For Americans who had a hand in getting the icon of the Mother of God of Kazan back to Russia, its transfer was a prayer answered and a dream denied.
The icon — recently determined to be an 18th-century work — toured the United States in the mid-1970s, with members of the U.S.-based Blue Army venerating it as they prayed the rosary for the conversion of communist Russia, as Our Lady of Fatima had requested.
Peter Anderson, a member of the Seattle archdiocesan ecumenical commission, remembers reading about the icon in Soul, the Blue Army magazine.
But the icon really began to occupy Anderson's time after a 1989 visit to what was then Leningrad — now St. Petersburg — as part of the Leningrad-Seattle sister churches program. An Orthodox deacon explained to him how important the icon was for Russian Christians.
When Metropolitan Alexy of Leningrad, the future Patriarch Alexy II of Moscow, visited Seattle in 1989, Peterson arranged for him to have dinner with Father Frederick Miller, then-executive director of the Blue Army-World Apostolate of Fatima. Father Miller, who now is the spiritual director of seminarians at Rome's North American College, said the dinner at Seattle's Space Needle “was strange.”
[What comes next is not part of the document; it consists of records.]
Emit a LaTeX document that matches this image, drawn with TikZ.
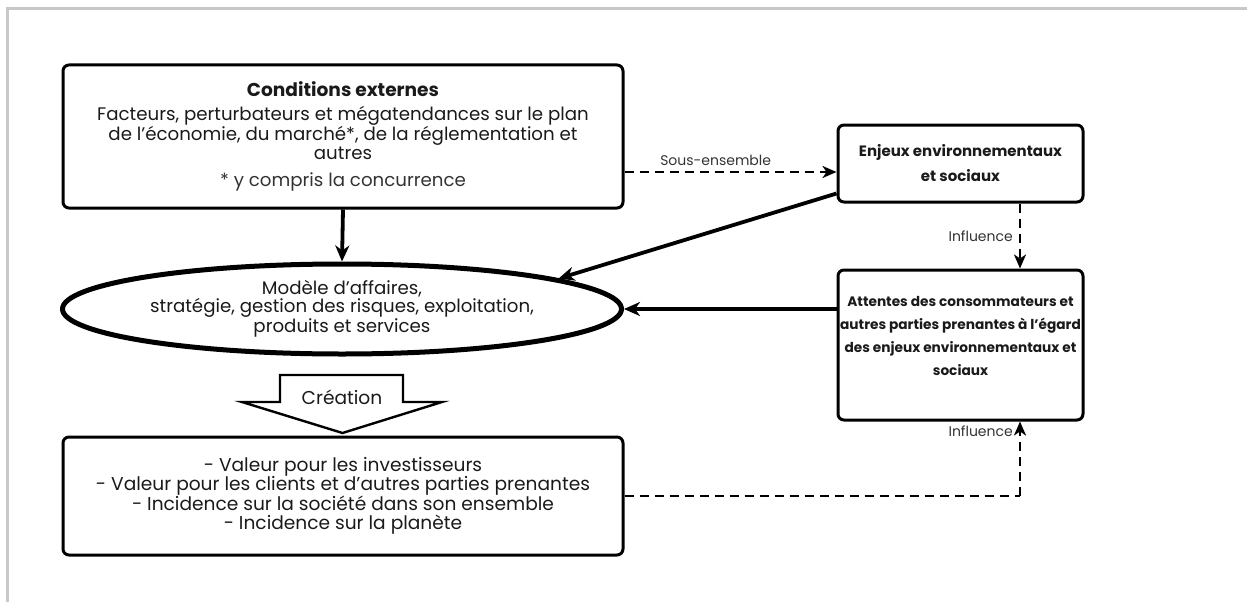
\documentclass[tikz,border=0pt]{standalone}
\usepackage{fontspec}
\setmainfont{Poppins}
\usetikzlibrary{shapes.geometric,arrows.meta,calc}
\definecolor{txt}{HTML}{1A1A1A}
\definecolor{lbl}{HTML}{333333}
\definecolor{framegray}{HTML}{C8C8C8}
\begin{document}
\begin{tikzpicture}[x=1pt,y=-1pt,
  box/.style={draw=black,line width=3pt,rounded corners=6pt,align=center,inner sep=0pt,text=txt},
  plain/.style={align=center,inner sep=0pt,text=txt},
  lab/.style={font=\fontsize{14}{16}\selectfont,text=lbl,inner sep=2pt},
  solidarrow/.style={line width=3.8pt,-{Stealth[length=16pt,width=14pt,inset=5pt]}},
  dasharrow/.style={line width=2.4pt,dash pattern=on 9pt off 6pt,-{Stealth[length=14pt,width=12pt,inset=4pt]}},
  dashline/.style={line width=2.4pt,dash pattern=on 9pt off 6pt}
]
\useasboundingbox (0,0) rectangle (1247,602);
\draw[framegray,line width=3pt] (7,602) -- (7,9) -- (1247,9);

\node[box,minimum width=560pt,minimum height=143pt,font=\fontsize{18.2}{17}\selectfont] (cond) at (343,136.5)
  {{\fontsize{18.6}{17}\selectfont\bfseries Conditions externes}\\[7pt]
   Facteurs, perturbateurs et mégatendances sur le plan\\
   de l’économie, du marché*, de la réglementation et\\
   autres\\[10pt]
   {\color{lbl}* y compris la concurrence}};

\node[box,minimum width=245pt,minimum height=77pt,font=\fontsize{15}{25}\selectfont\bfseries] (enj) at (960.5,163.5)
  {Enjeux environnementaux\\et sociaux};

\node[box,minimum width=245pt,minimum height=150pt] (att) at (960.5,345) {};
\node[plain,font=\fontsize{13.7}{23}\selectfont\bfseries] (attt) at ($(att.center)+(0,-9)$)
  {Attentes des consommateurs et\\autres parties prenantes à l’égard\\des enjeux environnementaux et\\sociaux};

\node[draw=black,line width=5pt,ellipse,minimum width=559pt,minimum height=90pt,inner sep=0pt,align=center,text=txt,font=\fontsize{18.2}{18}\selectfont] (ell) at (342,309)
  {Modèle d’affaires,\\stratégie, gestion des risques, exploitation,\\produits et services};

\node[box,minimum width=560pt,minimum height=118pt,font=\fontsize{18.6}{19.5}\selectfont] (val) at (343,496)
  {- Valeur pour les investisseurs\\
   - Valeur pour les clients et d’autres parties prenantes\\
   - Incidence sur la société dans son ensemble\\
   - Incidence sur la planète};

% Creation block arrow
\draw[line width=2.4pt,line join=miter,fill=white] (280,375) -- (403,375) -- (403,402) -- (442,402) -- (342.5,433) -- (242,402) -- (280,402) -- cycle;
\node[plain,font=\fontsize{18.6}{20}\selectfont] (crea) at (342,397) {Création};

% connectors
\draw[solidarrow] (cond.south) -- (ell.north);
\coordinate (se) at ($(enj.west)+(0,8.5)$);
\draw[dasharrow] (cond.east |- se) -- node[lab,above,pos=0.43,yshift=3pt] (sous) {Sous-ensemble} (se);
\draw[solidarrow] ($(enj.south west)+(0,-10)$) -- (ell.8);
\draw[solidarrow] (att.west |- ell.east) -- (ell.east);
\coordinate (i1a) at ($(enj.south)+(59.5,0)$);
\coordinate (i1b) at ($(att.north)+(59.5,0)$);
\draw[dasharrow] (i1a) -- node[lab,left,xshift=-4pt] (inf1) {Influence} (i1b);
\coordinate (i2) at ($(att.south)+(59.5,0)$);
\draw[dashline] (val.east) -| (i2 |- val.east) coordinate (corner);
\draw[dasharrow] (corner) -- node[lab,left,pos=0.87,xshift=-4pt] (inf2) {Influence} (i2);
\end{tikzpicture}
\end{document}
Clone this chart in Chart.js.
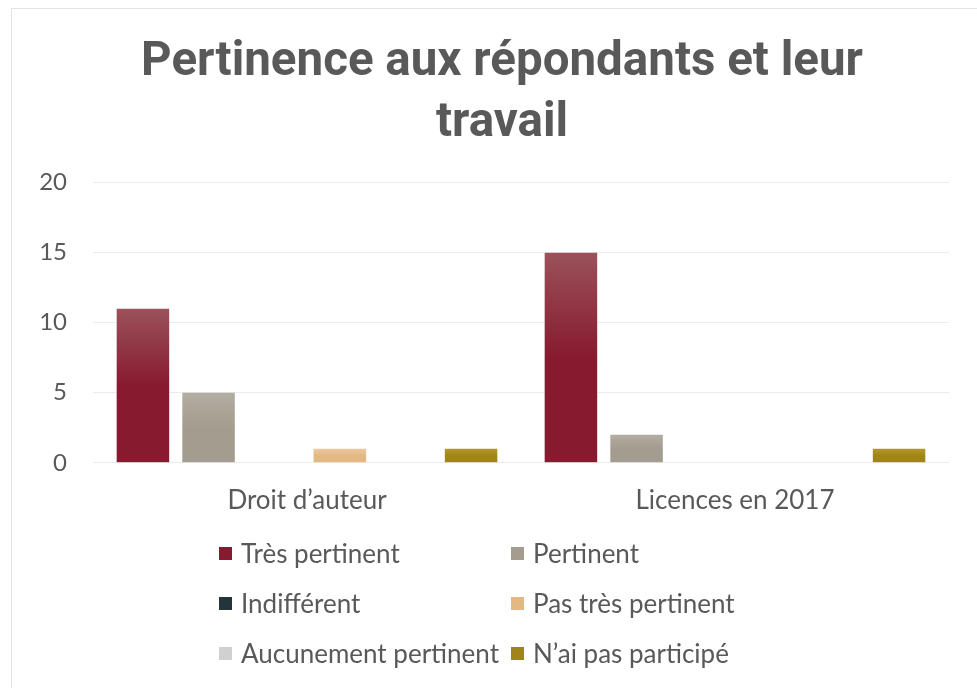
<!DOCTYPE html>
<html>
<head>
<meta charset="utf-8">
<script src="https://cdn.jsdelivr.net/npm/chart.js@4"></script>
<style>
  html, body { margin: 0; padding: 0; background: #fff; overflow: hidden; }
  #frame {
    position: absolute; left: 11px; top: 8px; width: 996px; height: 690px;
    border-left: 1px solid #e3e3e3; border-top: 1px solid #e3e3e3;
  }
  #wrap { position: absolute; left: 0; top: 0; width: 996px; height: 680px; }
  #legend {
    position: absolute; left: 207px; top: 527px;
    display: grid; grid-template-columns: 292px 260px; row-gap: 16px;
    font-family: Lato, "Open Sans", sans-serif; font-size: 26px; color: #595959;
  }
  #legend div { display: flex; align-items: center; height: 34px; white-space: nowrap; }
  #legend span.box { display: inline-block; width: 13px; height: 13px; margin-right: 9px; }
</style>
</head>
<body>
<div id="frame">
  <div id="wrap"><canvas id="chart"></canvas></div>
  <div id="legend"></div>
</div>
<script>
var categories = ['Droit d\u2019auteur', 'Licences en 2017'];
var seriesNames = ['Très pertinent', 'Pertinent', 'Indifférent', 'Pas très pertinent', 'Aucunement pertinent', 'N\u2019ai pas participé'];
var tresPertinent = [11, 15];
var pertinent = [5, 2];
var indifferent = [0, 0];
var pasTresPertinent = [1, 0];
var aucunementPertinent = [0, 0];
var naiPasParticipe = [1, 1];
var yTicks = [0, 5, 10, 15, 20];

// top / bottom colours of each series gradient
var colors = [
    ['#9a525b', '#871a2e'],
    ['#b3ada2', '#a39d8f'],
    ['#3a4a50', '#23343a'],
    ['#edc9a0', '#e4b883'],
    ['#e0e0e0', '#d0d0d0'],
    ['#b39a2a', '#a08418']
];
var values = [tresPertinent, pertinent, indifferent, pasTresPertinent, aucunementPertinent, naiPasParticipe];

function barFill(idx) {
    return function (context) {
        var chart = context.chart;
        if (!chart.chartArea || context.type !== 'data') return colors[idx][1];
        var y = chart.scales.y;
        var top = y.getPixelForValue(context.raw);
        var base = y.getPixelForValue(0);
        if (base - top < 1) return colors[idx][1];
        var g = chart.ctx.createLinearGradient(0, top, 0, base);
        g.addColorStop(0, colors[idx][0]);
        g.addColorStop(0.5, colors[idx][1]);
        g.addColorStop(1, colors[idx][1]);
        return g;
    };
}

var datasets = [];
for (var i = 0; i < seriesNames.length; i++) {
    datasets.push({
        label: seriesNames[i],
        data: values[i],
        backgroundColor: barFill(i),
        categoryPercentage: 0.92,
        barPercentage: 0.8
    });
}

var legend = document.getElementById('legend');
for (var i = 0; i < seriesNames.length; i++) {
    var item = document.createElement('div');
    item.innerHTML = '<span class="box" style="background:' + colors[i][1] + '"></span>' + seriesNames[i];
    legend.appendChild(item);
}

Chart.defaults.font.family = 'Lato, "Open Sans", sans-serif';
Chart.defaults.color = '#595959';

// title in the original is centred on the whole frame, not on the padded box
var titleShift = {
    id: 'titleShift',
    afterLayout: function (chart) {
        chart.titleBlock.left += 8;
        chart.titleBlock.right += 8;
    }
};

new Chart(document.getElementById('chart'), {
    type: 'bar',
    data: { labels: categories, datasets: datasets },
    plugins: [titleShift],
    options: {
        responsive: true,
        maintainAspectRatio: false,
        animation: false,
        layout: { padding: { left: 27, right: 59, top: 24, bottom: 159 } },
        plugins: {
            legend: { display: false },
            tooltip: { enabled: false },
            title: {
                display: true,
                text: ['Pertinence aux répondants et leur', 'travail'],
                color: '#595959',
                font: { family: 'Roboto, sans-serif', size: 47.5, weight: 'bold', lineHeight: 1.28 },
                padding: { top: 0, bottom: 28 }
            }
        },
        scales: {
            x: {
                grid: { display: false },
                border: { display: false },
                ticks: { font: { size: 26 }, padding: 14 }
            },
            y: {
                min: 0,
                max: 20,
                afterBuildTicks: function (axis) {
                    axis.ticks = yTicks.map(function (v) { return { value: v }; });
                },
                afterFit: function (axis) { axis.width = 54; },
                grid: { color: '#ebebeb', drawTicks: false },
                border: { display: false },
                ticks: { font: { size: 24 }, padding: 26 }
            }
        }
    }
});
</script>
</body>
</html>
The metropolitan and two priests arrived at the popular restaurant at the top of the Space Needle and “sang grace at the top of their lungs. It was quite impressive. Everyone in the restaurant was silent, forks dropped,” Father Miller said Aug. 23. Father Miller said the future patriarch was interested in knowing the specific history of the Blue Army's icon — even then, there were doubts that it was the 16th-century original — and in finding out about the Blue Army.
Nothing was resolved at the meeting. By then, the Blue Army had transferred the icon to the Byzantine chapel of the organization's hotel, the Domus Pacis, in Fatima, Portugal. Anderson was still keen to do something, so he wrote about the icon and its importance to then-Archbishop Edward Cassidy, the new president of the Pontifical Council for Promoting Christian Unity.
Although there were signs of greater religious freedom in the Soviet Union in 1989, the Cathedral of the Mother of God of Kazan in Leningrad was still a government-run “museum of atheism,” Anderson said. The Leningrad-Seattle sister churches program hoped that if the icon were given to then-Metropolitan Alexy — especially if Pope John Paul gave it to him — it would pressure the government to restore the cathedral to its original use as a place of Orthodox worship, Anderson said.
Communications among Anderson, the Blue Army and the Vatican, which still hoped throughout the 1990s that the pope could visit Russia, were “kept top secret,” Anderson said. In 1993, with Father Miller as director of the Blue Army and then-Archbishop Theodore McCar-rick of Newark, N.J., as apostolic visitor of the organization, Pope John Paul asked for the icon.
“The thing that struck me — powerfully — was the ease with which the board of directors agreed to transfer ownership to the Holy Father,” Father Miller said.
“It was grace. It was so simple,” he said. Father Miller said, “I felt the most important thing I did in my five years as director was to get the icon to the Holy See.”
Neither Father Miller nor John Hauf, an editor at Soul from 1988 to 2000, could recall exactly how much the Blue Army paid for the icon, although both said they thought it was less than $50,000. The owner apparently drastically reduced her asking price after Russian Orthodox in the United States withdrew their bid for the icon.
John Paul named Cardinal McCarrick, now archbishop of Washington, to be part of his delegation to take the icon to Moscow and return it Aug. 28.
The fact that the Pope was not making the trip, the cardinal said, “is a sadness for me because I know he wanted to do this himself for no other reason than to honor the Church and people of Russia and their faith and trust in the Mother of God.”